The crisis engulfing NMC Health took another twist on Wednesday after a Czech activist investor said it would not take a strategic stake in the FTSE 100 health-care operator unless it brought back founder and co-chairman Bavaguthu Raghuram Shetty, just days after the Indian billionaire quit the board.
Prague-based Krupa Global Investments, which is headed by chairman Pavol Krupa and owns one million shares in NMC NMC, -7.63%, said the current situation was “not in line with its strategy to take a significant stake,” but said it was ready to “renew negotiations of acquiring [a] strategic stake” if Shetty and the prominent Emirati Butti family return to top management.
“Mr. B.R. Shetty and [the] Butti family built the NMC Health company on the basis of their good know-how and their good relationships in [the] Middle East, so KGI considers these recent top management representatives’ resignations as unacceptable and this move is not correct in our opinion,” KGI said in a statement on its website.
Shares in NMC, the worst performer in the FTSE 100 index so far this year, fell 4.5% on Wednesday at 10:10 a.m. GMT in London. NMC is the largest health-care provider in the Middle East.
Shetty stepped down as co-chairman of NMC on Monday after the company said he had misreported the size of his shareholding. Last week, the company revealed that Shetty’s stake and those of his two Emirati partners — Saeed Bin Butti Al Qebaisi and Khalifa Bin Butti Al Muhairi — had also been “incorrectly reported.”
U.K. regulators have started an investigation into the size of their shareholdings.
On Tuesday, NMC said its board “remains disappointed” in the disclosures made by Shetty and pressed his advisers to “ascertain the correct legal position in relation to his ownership of Ordinary Shares without further delay.”
NMC has been in crisis since December 2019 when U.S. short seller Muddy Waters launched a 34- page report raising “serious doubts” about the group’s finances. NMC denied the allegations and has recruited former Federal Bureau of Investigation director Louis Freeh to carry out an independent investigation.
KGI said on Feb. 12 that it had held talks with a “strong private-equity group” about taking a strategic stake in NMC or “securing financing” for Shetty, but didn’t name the buyout firm.
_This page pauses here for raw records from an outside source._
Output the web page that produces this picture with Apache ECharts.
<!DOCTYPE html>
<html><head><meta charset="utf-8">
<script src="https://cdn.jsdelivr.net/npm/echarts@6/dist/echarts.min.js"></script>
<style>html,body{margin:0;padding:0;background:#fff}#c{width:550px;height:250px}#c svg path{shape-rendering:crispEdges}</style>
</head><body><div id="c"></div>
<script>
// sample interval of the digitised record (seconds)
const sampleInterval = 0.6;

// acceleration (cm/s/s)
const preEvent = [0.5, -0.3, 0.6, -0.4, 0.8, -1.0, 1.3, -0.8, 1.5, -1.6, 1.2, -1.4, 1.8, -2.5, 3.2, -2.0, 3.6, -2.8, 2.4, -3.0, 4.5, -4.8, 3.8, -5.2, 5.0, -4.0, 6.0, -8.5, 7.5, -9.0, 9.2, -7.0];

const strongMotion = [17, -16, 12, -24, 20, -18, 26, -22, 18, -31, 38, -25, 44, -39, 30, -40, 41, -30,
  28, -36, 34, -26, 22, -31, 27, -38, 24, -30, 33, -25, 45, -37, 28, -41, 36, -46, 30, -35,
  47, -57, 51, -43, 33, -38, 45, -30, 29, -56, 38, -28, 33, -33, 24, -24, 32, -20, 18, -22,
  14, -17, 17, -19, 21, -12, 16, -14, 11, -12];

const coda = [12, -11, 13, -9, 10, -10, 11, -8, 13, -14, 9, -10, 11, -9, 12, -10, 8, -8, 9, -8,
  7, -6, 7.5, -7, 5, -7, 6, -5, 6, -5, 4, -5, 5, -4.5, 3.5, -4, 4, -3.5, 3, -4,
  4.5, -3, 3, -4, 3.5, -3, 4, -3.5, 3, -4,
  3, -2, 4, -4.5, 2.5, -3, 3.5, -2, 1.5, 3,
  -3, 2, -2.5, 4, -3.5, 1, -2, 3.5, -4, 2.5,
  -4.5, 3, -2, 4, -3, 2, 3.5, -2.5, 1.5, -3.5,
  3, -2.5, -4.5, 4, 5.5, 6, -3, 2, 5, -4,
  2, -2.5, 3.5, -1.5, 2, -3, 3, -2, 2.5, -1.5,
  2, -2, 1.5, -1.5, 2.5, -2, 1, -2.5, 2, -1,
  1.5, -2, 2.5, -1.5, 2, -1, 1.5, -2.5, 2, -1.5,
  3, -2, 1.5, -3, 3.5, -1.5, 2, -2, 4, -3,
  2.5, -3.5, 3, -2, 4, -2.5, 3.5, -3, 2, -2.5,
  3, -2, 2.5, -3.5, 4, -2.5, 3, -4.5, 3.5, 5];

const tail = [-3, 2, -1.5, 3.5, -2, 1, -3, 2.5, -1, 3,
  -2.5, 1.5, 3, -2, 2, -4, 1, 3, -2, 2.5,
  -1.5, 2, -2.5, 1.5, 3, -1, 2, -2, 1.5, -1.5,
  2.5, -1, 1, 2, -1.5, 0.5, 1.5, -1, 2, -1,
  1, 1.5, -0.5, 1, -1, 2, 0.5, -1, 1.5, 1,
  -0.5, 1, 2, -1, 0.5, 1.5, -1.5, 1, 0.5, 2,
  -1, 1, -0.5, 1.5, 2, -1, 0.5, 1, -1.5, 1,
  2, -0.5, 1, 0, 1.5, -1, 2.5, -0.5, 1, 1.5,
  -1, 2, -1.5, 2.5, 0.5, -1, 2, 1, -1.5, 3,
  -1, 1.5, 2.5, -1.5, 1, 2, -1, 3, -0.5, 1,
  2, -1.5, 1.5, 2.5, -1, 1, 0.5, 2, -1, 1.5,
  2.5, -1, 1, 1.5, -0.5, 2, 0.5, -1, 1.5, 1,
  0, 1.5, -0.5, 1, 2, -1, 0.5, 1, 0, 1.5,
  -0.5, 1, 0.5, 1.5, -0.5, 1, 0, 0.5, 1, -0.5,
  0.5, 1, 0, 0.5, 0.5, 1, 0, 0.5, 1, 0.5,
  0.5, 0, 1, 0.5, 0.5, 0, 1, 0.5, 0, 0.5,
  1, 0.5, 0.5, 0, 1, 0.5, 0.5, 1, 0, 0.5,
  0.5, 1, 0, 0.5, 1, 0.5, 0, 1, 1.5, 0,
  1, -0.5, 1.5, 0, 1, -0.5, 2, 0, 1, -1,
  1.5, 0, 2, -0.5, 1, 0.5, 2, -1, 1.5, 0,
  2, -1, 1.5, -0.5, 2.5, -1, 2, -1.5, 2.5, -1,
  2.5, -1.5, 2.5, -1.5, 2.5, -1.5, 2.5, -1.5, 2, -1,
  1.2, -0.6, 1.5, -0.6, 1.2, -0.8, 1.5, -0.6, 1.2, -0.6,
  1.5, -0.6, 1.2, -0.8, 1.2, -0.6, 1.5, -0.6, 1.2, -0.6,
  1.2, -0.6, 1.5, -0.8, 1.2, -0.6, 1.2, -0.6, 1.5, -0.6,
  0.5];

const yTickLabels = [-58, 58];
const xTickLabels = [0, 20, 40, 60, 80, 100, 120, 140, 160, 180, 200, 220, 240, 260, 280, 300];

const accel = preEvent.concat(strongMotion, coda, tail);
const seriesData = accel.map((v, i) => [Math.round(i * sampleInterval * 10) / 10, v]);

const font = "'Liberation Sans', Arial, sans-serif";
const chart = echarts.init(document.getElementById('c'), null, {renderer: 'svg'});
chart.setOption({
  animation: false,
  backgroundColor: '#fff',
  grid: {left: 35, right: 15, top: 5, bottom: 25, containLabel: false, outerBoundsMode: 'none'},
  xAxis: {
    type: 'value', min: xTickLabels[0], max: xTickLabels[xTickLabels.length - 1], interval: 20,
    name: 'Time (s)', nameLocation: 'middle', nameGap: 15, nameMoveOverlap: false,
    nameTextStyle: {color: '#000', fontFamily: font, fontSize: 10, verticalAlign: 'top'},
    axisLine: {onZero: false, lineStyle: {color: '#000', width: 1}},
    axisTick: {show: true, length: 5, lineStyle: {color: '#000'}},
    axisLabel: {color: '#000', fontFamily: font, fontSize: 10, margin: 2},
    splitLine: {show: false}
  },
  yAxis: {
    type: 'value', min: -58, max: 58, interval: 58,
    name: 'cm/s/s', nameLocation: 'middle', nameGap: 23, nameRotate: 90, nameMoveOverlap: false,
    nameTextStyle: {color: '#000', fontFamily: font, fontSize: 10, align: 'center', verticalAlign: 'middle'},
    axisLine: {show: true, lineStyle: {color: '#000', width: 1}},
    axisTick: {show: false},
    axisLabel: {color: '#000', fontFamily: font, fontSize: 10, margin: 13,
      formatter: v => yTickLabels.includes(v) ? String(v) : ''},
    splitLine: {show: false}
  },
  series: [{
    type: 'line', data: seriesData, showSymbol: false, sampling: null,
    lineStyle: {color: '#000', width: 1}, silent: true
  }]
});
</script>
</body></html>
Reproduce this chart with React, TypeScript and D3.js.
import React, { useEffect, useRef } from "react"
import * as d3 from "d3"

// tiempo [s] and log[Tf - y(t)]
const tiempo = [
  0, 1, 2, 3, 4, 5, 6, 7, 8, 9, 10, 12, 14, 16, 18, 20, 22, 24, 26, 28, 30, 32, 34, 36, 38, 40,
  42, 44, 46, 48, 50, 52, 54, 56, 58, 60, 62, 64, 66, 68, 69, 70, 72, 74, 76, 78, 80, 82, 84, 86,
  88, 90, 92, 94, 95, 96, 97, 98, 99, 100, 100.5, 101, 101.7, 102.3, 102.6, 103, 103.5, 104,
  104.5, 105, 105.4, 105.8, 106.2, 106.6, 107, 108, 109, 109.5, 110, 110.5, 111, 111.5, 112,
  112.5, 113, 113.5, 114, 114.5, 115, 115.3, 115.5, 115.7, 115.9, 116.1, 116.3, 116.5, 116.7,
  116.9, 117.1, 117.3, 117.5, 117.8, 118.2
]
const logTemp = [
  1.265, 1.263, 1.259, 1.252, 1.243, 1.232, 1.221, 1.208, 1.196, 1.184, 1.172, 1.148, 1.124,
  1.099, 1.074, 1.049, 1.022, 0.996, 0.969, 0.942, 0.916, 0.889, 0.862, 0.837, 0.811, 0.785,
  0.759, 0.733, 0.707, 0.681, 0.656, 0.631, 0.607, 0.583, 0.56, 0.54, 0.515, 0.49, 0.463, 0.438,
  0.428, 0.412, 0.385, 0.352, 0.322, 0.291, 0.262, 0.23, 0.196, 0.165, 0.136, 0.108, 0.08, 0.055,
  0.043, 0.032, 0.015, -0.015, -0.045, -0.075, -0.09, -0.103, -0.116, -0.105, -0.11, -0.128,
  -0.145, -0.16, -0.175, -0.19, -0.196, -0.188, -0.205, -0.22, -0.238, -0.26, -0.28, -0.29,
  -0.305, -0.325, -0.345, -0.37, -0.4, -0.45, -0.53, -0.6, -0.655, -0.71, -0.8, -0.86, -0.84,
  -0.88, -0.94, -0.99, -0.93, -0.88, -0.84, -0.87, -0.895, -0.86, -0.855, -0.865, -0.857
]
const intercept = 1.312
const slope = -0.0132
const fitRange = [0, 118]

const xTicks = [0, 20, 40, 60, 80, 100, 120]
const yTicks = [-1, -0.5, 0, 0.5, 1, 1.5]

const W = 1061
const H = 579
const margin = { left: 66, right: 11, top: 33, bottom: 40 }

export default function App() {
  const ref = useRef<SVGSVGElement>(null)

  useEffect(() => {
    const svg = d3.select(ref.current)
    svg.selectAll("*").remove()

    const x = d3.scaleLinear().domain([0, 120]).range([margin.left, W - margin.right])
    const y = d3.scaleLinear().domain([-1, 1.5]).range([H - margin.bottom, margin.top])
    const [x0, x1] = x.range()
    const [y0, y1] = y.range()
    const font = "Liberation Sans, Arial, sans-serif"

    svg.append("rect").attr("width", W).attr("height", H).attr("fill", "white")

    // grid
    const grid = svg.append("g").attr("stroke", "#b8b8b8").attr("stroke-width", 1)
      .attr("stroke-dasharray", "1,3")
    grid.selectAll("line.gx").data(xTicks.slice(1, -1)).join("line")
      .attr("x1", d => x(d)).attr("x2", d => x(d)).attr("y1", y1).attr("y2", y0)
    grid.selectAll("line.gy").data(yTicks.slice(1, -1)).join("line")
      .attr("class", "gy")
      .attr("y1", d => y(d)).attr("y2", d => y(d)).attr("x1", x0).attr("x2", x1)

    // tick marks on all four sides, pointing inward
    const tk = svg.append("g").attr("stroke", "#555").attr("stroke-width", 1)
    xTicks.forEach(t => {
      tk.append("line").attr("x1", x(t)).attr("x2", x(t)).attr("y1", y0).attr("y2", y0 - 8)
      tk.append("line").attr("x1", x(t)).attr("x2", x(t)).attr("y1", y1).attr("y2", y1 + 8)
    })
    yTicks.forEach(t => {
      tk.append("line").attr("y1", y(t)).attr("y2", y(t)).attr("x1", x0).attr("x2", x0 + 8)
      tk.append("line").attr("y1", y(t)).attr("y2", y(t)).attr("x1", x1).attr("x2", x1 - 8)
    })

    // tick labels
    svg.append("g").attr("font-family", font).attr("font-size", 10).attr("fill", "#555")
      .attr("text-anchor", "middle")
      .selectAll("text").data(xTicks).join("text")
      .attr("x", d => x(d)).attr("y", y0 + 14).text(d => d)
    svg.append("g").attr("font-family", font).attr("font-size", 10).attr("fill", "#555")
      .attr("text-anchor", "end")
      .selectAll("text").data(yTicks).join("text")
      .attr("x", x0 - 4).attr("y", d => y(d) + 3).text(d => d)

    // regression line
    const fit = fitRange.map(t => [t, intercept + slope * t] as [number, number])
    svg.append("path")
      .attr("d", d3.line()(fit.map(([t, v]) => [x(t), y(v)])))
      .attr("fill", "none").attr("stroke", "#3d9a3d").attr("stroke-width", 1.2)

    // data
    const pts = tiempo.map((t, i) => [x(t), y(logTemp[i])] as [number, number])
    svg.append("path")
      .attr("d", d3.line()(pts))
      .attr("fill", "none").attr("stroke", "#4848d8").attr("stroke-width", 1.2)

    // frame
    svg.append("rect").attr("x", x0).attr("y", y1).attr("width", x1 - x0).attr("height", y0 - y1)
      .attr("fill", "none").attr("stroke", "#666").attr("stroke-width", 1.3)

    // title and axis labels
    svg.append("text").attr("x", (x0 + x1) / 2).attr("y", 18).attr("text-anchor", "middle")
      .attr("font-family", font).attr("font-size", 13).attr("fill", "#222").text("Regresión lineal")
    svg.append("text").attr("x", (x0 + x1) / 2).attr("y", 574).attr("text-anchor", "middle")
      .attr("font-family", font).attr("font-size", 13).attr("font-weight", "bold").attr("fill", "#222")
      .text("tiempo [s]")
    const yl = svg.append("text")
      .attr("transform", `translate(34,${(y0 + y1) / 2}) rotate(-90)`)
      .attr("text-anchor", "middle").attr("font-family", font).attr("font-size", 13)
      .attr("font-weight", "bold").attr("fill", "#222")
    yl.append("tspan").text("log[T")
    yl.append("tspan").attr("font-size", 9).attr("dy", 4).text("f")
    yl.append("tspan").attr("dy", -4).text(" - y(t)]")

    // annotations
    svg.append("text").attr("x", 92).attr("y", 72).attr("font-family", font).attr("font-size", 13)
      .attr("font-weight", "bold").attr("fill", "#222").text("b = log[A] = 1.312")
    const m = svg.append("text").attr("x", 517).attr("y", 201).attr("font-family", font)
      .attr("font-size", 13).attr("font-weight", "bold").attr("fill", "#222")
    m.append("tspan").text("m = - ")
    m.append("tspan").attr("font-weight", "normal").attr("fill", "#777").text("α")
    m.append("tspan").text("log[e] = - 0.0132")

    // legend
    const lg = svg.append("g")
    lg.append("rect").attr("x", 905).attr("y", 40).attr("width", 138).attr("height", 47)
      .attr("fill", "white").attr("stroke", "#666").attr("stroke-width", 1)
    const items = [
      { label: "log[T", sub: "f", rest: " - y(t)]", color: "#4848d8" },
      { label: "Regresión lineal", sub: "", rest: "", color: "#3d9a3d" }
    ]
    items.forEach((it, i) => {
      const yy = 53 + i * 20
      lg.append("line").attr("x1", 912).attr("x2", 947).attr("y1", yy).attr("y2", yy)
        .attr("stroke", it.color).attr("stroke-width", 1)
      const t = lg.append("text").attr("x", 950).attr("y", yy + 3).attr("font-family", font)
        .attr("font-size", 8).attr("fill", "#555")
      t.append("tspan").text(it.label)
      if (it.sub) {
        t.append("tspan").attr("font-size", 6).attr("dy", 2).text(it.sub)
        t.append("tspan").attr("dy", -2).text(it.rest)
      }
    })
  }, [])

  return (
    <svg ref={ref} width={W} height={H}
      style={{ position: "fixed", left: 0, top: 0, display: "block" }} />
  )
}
Just days earlier, Krupa kicked off a Twitter quarrel with Muddy Waters when the Czech activist said it was preparing to lodge a complaint with the U.K.’s Financial Conduct Authority and the FBI in the U.S. against Muddy Waters.
Krupa had alleged that Muddy Waters was publishing “misleading and manipulative information” on companies like NMC Health and Burford Capital.
Muddy Waters, which is headed by Carson Block, hit back at Krupa’s allegations in a tweet, saying: “Muddy Waters Capital LLC wishes to respond formally to accusations publicly leveled against it today — by a fund nobody has ever heard of.”
The tweet added: “Stupid is as stupid does.”
On Wednesday, Krupa said that in a few days it would “present outcomes of our meeting with NMC and our strategy going forward in open letter to all shareholders.”